Wednesday, May 15, 2013

Youth Struggle With Decreased Income : Recession Is Over?

This makes a lot of sense - the longer you are in the system and working, given the unemployment rate, this can be another problem for the younger workers, you have the opportunity to build equity in a home and possibility in the stock market, 401K's and maybe 403B investments.

The older generations that took advantage of these opportunities are doing okay today, but as this article points out, that advantage of saving for a future is much harder given so much income must go to just surviving due mostly to an over bearing government spending and over regulation.

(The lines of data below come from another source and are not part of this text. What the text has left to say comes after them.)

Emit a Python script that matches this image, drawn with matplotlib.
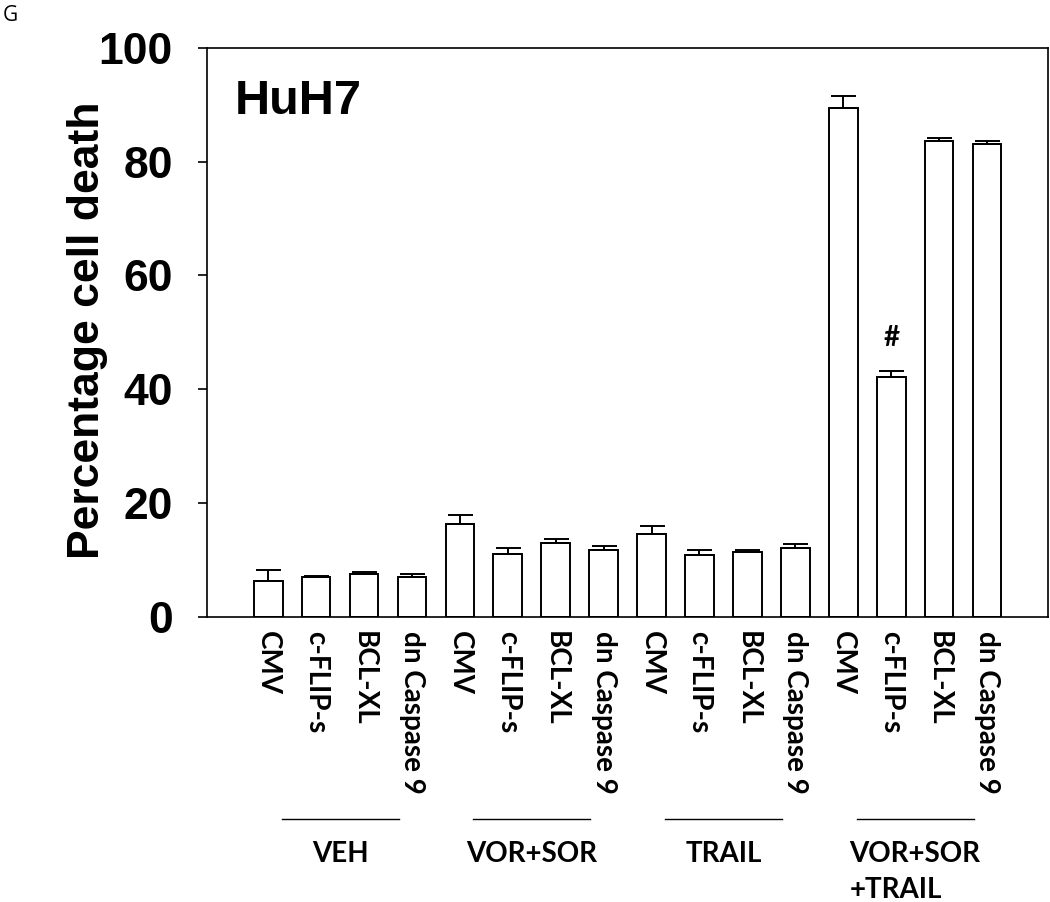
import numpy as np
import matplotlib
matplotlib.use("Agg")
import matplotlib.pyplot as plt

# bar data (HuH7, percentage cell death)
conditions = ["CMV", "c-FLIP-s", "BCL-XL", "dn Caspase 9"]
groups = ["VEH", "VOR+SOR", "TRAIL", "VOR+SOR\n+TRAIL"]
values = [6.3, 7.1, 7.6, 7.1,
          16.4, 11.1, 13.0, 11.8,
          14.5, 10.9, 11.5, 12.1,
          89.5, 42.2, 83.7, 83.1]
errors = [2.0, 0.1, 0.3, 0.4,
          1.6, 1.1, 0.7, 0.7,
          1.4, 0.8, 0.2, 0.8,
          2.0, 1.0, 0.5, 0.5]
yticks = [0, 20, 40, 60, 80, 100]
marked_bar = 13  # c-FLIP-s in VOR+SOR+TRAIL

plt.rcParams['font.family'] = ['Liberation Sans', 'DejaVu Sans']
narrow = ['Lato', 'DejaVu Sans']  # stand-in for Calibri

fig = plt.figure(figsize=(10.5, 9.02), dpi=100)
ax = fig.add_axes([0.197, 0.316, 0.801, 0.631])

x = np.arange(len(values))
ax.bar(x, values, width=0.6, color='white', edgecolor='black', linewidth=1.4)
# only the upper half of the error bar is drawn
ax.errorbar(x, values, yerr=[np.zeros(len(errors)), errors], fmt='none',
            ecolor='black', elinewidth=1.4, capsize=9, capthick=1.4)

ax.set_xlim(-1.28, 16.27)
ax.set_ylim(0, 100)
ax.set_yticks(yticks)
ax.tick_params(axis='y', direction='out', length=6.5, width=1.2, pad=18,
               labelsize=32)
for lab in ax.get_yticklabels():
    lab.set_fontweight('bold')
for s in ax.spines.values():
    s.set_linewidth(1.2)

# condition labels under every bar
ax.set_xticks(x)
ax.set_xticklabels(conditions * len(groups), rotation=270, fontsize=20,
                   fontweight='bold', family=narrow, va='top', ha='center')
ax.tick_params(axis='x', length=0, pad=10)

ax.set_ylabel('Percentage cell death', fontsize=32, fontweight='bold')
ax.yaxis.set_label_coords(-0.117, 0.504)

ax.text(0.033, 0.945, 'HuH7', transform=ax.transAxes, fontsize=35,
        fontweight='bold', va='top', ha='left')
ax.text(marked_bar, values[marked_bar] + errors[marked_bar] + 3.6, '#',
        fontsize=20, fontweight='bold', family=narrow, ha='center', va='bottom')

# group lines and labels below the tick labels
trans = ax.get_xaxis_transform()
for i, g in enumerate(groups):
    c = i * 4 + 1.5
    ax.plot([c - 1.22, c + 1.22], [-0.355, -0.355], color='black', lw=1.0,
            transform=trans, clip_on=False)
    ax.text(c, -0.393, g, transform=trans, ha='center', va='top',
            fontsize=20, fontweight='bold', family=narrow,
            linespacing=1.5, multialignment='left')

fig.text(0.003, 0.994, 'G', fontsize=15, family=['Open Sans', 'DejaVu Sans'],
         va='top', ha='left')

fig.savefig('out.png', dpi=100)
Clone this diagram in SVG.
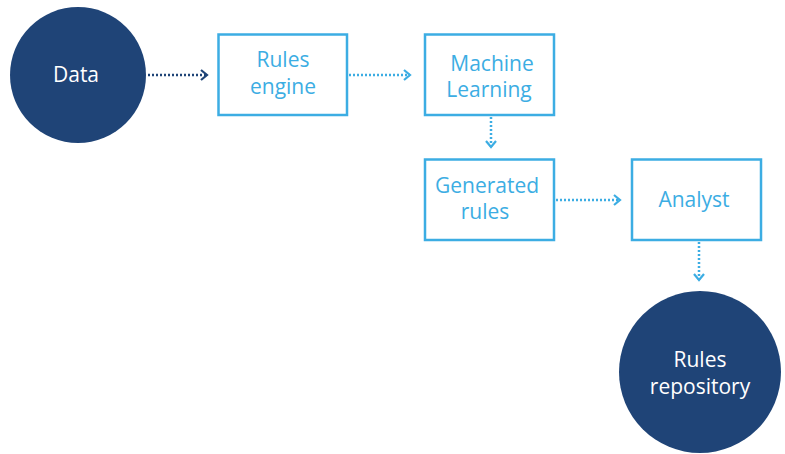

Why Were Young People Hit Harder by the Recession?
Source: Neil Shah, "Why Were Young People Hit Harder by the Recession?" Wall Street Journal, May 8, 2013. Edward N. Wolff, "The Asset Price Meltdown and the Wealth of the Middle Class," Brown University, May 2013.

May 10, 2013

Younger people were hit harder by the recession than older people. What explains the disparity?
  • One of the biggest factors, a new paper suggests, is the larger mortgage debt young households under age 45 had relative to their assets compared to older people in the run-up to the financial crisis -- and the fact that much of their wealth came from owning homes.
  • Reviewing data from the Federal Reserve, Edward Wolff, an economist at New York University, finds the average wealth of people under age 35 dropped from $95,500 in 2007 to $48,400 in 2010 (in 2010 dollars), while that of people age 35 to 44 shrank from $325,000 to $190,000.
  • Older groups, by contrast, suffered much smaller relative declines.
The reason?
  • The big drop in home prices between 2007 and 2010 meant a 59 percent loss in home equity for people under age 35, compared with just 26 percent for people generally.
  • That meant a massive loss of wealth, or "net worth" -- what people own minus what they owe.
  • People ages 35 to 44 saw a 49 percent fall in home equity.
Younger households tend to have their assets more closely tied to homes than older people, whose portfolios tend to be stock-heavy. As a result, younger people saw their wealth rise more relative to older Americans between 2001 and 2007. By 2007, homes comprised over half the value of total assets of people under age 35, but only a quarter of the assets of people age 55 to 64. So while stock prices fell a little faster than housing prices from 2007 to 2010, younger people still took a bigger wealth hit -- thanks to their mortgage debt and reliance on housing for wealth.

It's not just younger people who suffered disproportionately: Minorities and America's middle class -- defined as the middle three quintiles when wealth is ranked from top to bottom -- experienced similarly outsized drops in home equity and net worth.